Archaeology ‘Highs’ and Lows
In the March-April 2020 issue of our Watch Jerusalem magazine, Brent Nagtegaal wrote about the recent discoveries made at a pagan temple in Tel Motza. It was another case of remarkable archaeological corroboration for the biblical account—but again, unfortunately, spun on its head by the lead archaeologists and painted widely (and erroneously) as evidence against the Bible. In that case, conclusions were based on mere assumptions of the biblical text as opposed to careful analysis of the scriptures. As Nagtegaal wrote:
It is a sad fact that there is a lot of “fake news” in the world of biblical archaeology. When reading about a new archaeological discovery, we cannot casually accept the media’s interpretation, especially if it discredits the Bible. Don’t take for granted that the experts are always right. Always check the actual facts, and consider them objectively alongside a thorough reading of the biblical text. When we take this approach, we will often be surprised to learn that many of the discoveries that supposedly “disprove the Bible” actually do the opposite.
It’s the same story with the Tel Arad temple. It is indeed a remarkable discovery that closely parallels the biblical text from several different angles. Unfortunately, as so often happens, that textual corroboration is overlooked or completely contradicted where it matters, in favor of personal theories.
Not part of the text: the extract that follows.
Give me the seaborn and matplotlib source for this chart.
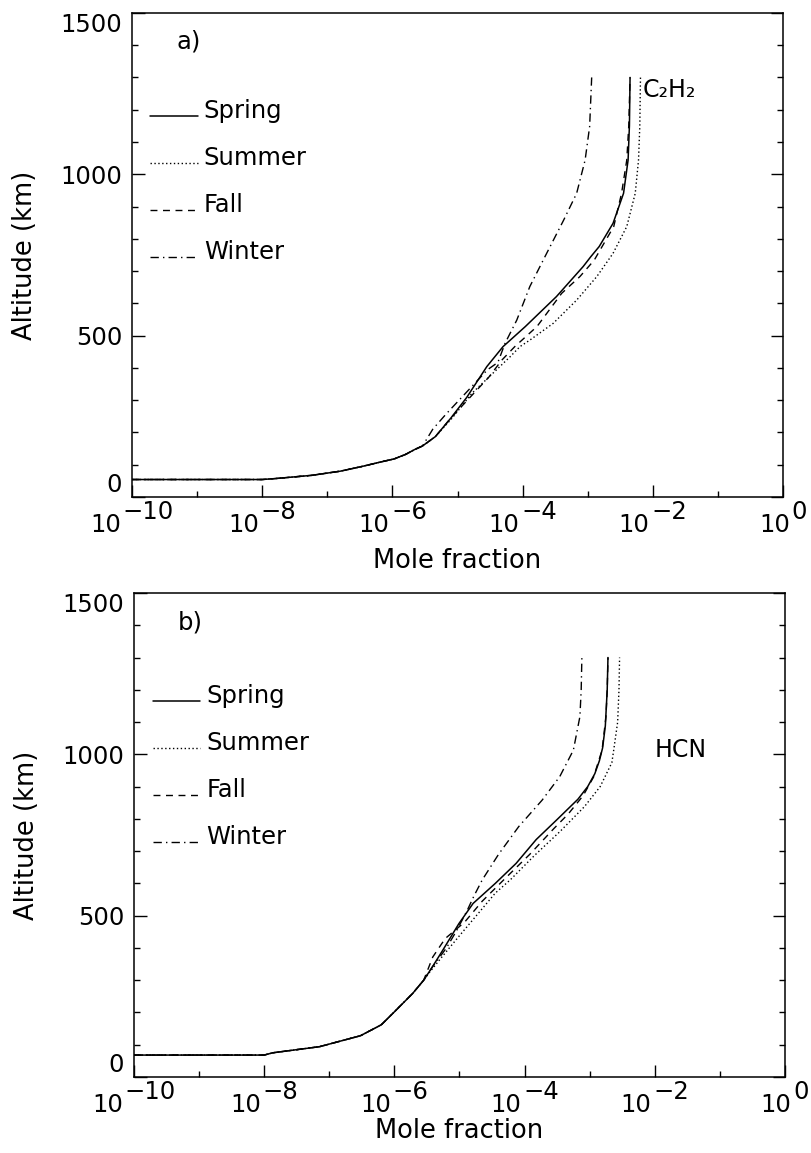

And then those theories are “bolstered” by indications that there may be evidence in the Bible that we haven’t yet discovered.
But with this fascinating new discovery from Tel Arad, demonstrated through some stellar archaeological and molecular research, we have everything right in front of us. We have the discoveries “on the ground.” And we have the biblical account. And it just so happens that they fit hand-in-glove, affirming the accuracy of the scriptural record and painting an ever clearer picture of King Ahaz’s hedonistic reign and the righteous reforms of King Hezekiah.